The Treasury forecasts that 68,000 New Zealanders will lose their jobs in the next 15 months.
But if the international recession worsens, it says, that figure could reach 87,000.
That would mean 162,000 unemployed, or as high as 181,000.
It also forecasts much bigger deficits than it did before the election - $11 billion within five years.
And it says financing the deficit will send Government debt soaring, from 17.5 per cent of gross domestic product to 33 per cent in five years and much, much higher beyond that.
But Finance Minister Bill English yesterday said he was not willing to accept persistently rising debt as a given.
"We are not going to let this happen," he said.
Dealing with a persistently rising burden of debt would be too big a burden for future workers.
A combination of effective management of Government spending and higher than expected growth rates would turn the debt track around, Mr English said, "and we are determined to do so".
He acknowledged that surpluses would form no part of this three-year term of government, but predicted they could re-appear in three terms.
"I dream about surpluses. We won't see surpluses in this term of Government," he said. "I would expect us to be in surplus in three terms and I'm willing to stay around long enough to make it happen."
Unemployment is 4.2 per cent, or 94,000. It is forecast to rise to 6.4 per cent in 2010, but the Treasury also included a worse scenario based on an extended global downturn and slow growth for our trading partners.
Under that, unemployment would rise to 7.2 per cent in 2010 before improved economic growth created new jobs and unemployment fell.
The deficits are forecast despite other forecasts that show the economy moving out of recession and into sustained positive growth.
But revenue is likely to fall well short of Government expenditure.

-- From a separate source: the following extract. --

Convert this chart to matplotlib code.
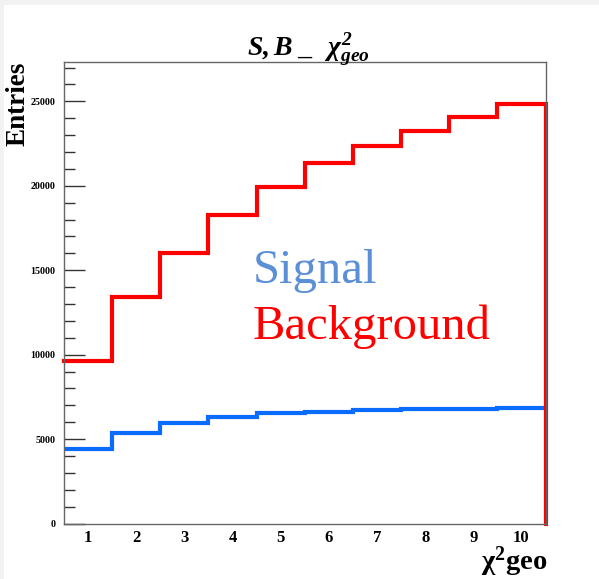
import matplotlib
matplotlib.use("Agg")
import matplotlib.pyplot as plt
from matplotlib.patches import Rectangle
import numpy as np

# chi2_geo histogram, 10 bins, signal vs background
bin_labels = ["1", "2", "3", "4", "5", "6", "7", "8", "9", "10"]
background = [9650, 13420, 16040, 18280, 19950, 21340, 22360, 23250, 24100, 24830]
signal = [4400, 5380, 5940, 6290, 6530, 6620, 6700, 6760, 6780, 6820]

plt.rcParams["font.family"] = "Liberation Serif"
plt.rcParams["mathtext.fontset"] = "custom"
plt.rcParams["mathtext.rm"] = "Liberation Serif:bold:italic"
plt.rcParams["mathtext.it"] = "Liberation Serif:bold:italic"
plt.rcParams["mathtext.bf"] = "Liberation Serif:bold"

fig = plt.figure(figsize=(5.99, 5.79), dpi=100)
fig.patch.set_facecolor("white")
# thin grey page margin along top and left
fig.patches.append(Rectangle((0, 1 - 5 / 579), 1, 5 / 579, transform=fig.transFigure,
                             facecolor="#f2f2f2", edgecolor="none", zorder=0))
fig.patches.append(Rectangle((0, 0), 4 / 599, 1, transform=fig.transFigure,
                             facecolor="#f2f2f2", edgecolor="none", zorder=0))

ax = fig.add_axes([64 / 599, 1 - 523.5 / 579, 481.5 / 599, 461.2 / 579])

edges = np.arange(len(bin_labels) + 1) + 0.5
centers = np.arange(1, len(bin_labels) + 1)

ax.stairs(signal, edges, color="#0a6cff", linewidth=3.0, baseline=None)
# background is drawn closed on the right edge, down to zero
bx = np.concatenate([[edges[0]], np.repeat(edges[1:-1], 2), [edges[-1], edges[-1]]])
by = np.concatenate([np.repeat(background, 2), [0]])
ax.plot(bx, by, color="#ff0000", linewidth=3.0, solid_joinstyle="miter", clip_on=False)

ymax = max(background) * 1.1
ax.set_xlim(edges[0], edges[-1])
ax.set_ylim(0, ymax)

ax.set_xticks(centers)
ax.set_xticklabels(bin_labels, fontsize=12, fontweight="bold")
ax.tick_params(axis="x", length=0, pad=4.5)
ax.set_yticks(np.arange(0, 25001, 5000))
ax.set_yticks(np.arange(0, ymax, 1000), minor=True)
ax.tick_params(axis="y", which="major", direction="in", length=15, width=1,
               color="#333333", labelsize=7.2, pad=6)
ax.tick_params(axis="y", which="minor", direction="in", length=8, width=1, color="#333333")
for lbl in ax.get_yticklabels():
    lbl.set_fontweight("bold")

for s in ax.spines.values():
    s.set_color("#666666")
    s.set_linewidth(1.0)

ax.text(0.392, 0.522, "Signal", transform=ax.transAxes, color="#5b8fd6", fontsize=35)
ax.text(0.392, 0.40, "Background", transform=ax.transAxes, color="#ff0000", fontsize=35)

fig.text(18 / 599, 1 - 62 / 579, "Entries", rotation=90, ha="center", va="top",
         fontsize=19.5, fontweight="bold")
fig.text(547 / 599, 1 - 570 / 579, r"$\mathbf{\chi^{2}geo}$", ha="right", va="baseline",
         fontsize=20.5)
fig.text(308 / 599, 1 - 55 / 579, r"$S,B\ \_\ \ \chi^{2}_{geo}$", ha="center",
         va="baseline", fontsize=20)

fig.savefig("out.png", dpi=100, facecolor=fig.get_facecolor())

Mr English and Prime Minister John Key met public service chief executives yesterday to hammer home what they want for their first Budget - no new spending bids.
"We are going to have a lengthy period of restraint," Mr English said. "This is not a one-off. And success over the next two or three years for them and their departments is going to be about providing high-quality services with less."
They would not be able to afford the pay increases the public service had been accustomed to getting.
And every cent of spending would be subjected to a line-by-line review over the next three years.
Also facing a knockback is KiwiRail, which might not be getting all it sought in a recent bid for new money promised by Labour.
Mr English said his first Budget next year would include $1.45 billion of new capital spending, up from the $900 million allowed for by the previous government.
New capital spending over five years would be $5.8 billion.
He said he would stick to his commitment to increase the operating budget next year and each year by no more than $1.75 billion a year.
"I want to stress that New Zealand starts from a reasonable position in dealing with the uncertainty of our economic outlook.
"We have room to respond. This is the rainy day that Government has been saving up for."
"The plan in essence is quite simple, that is to maintain significant short-term stimulus in the economy, to protect people from the sharp edge of recession and to get on with the job of raising our longer term growth prospects ... with some urgency".
Labour finance spokesman David Cunliffe said National had revealed no plan and he assumed Mr English had one up his sleeve.
He also said there should be a mini-Budget in the new year and Labour was prepared to take a bipartisan approach to work on it.
"Let's not wait until June. Let's not see international markets and domestic markets further deteriorate until June 2009 until we see the shape of a real plan."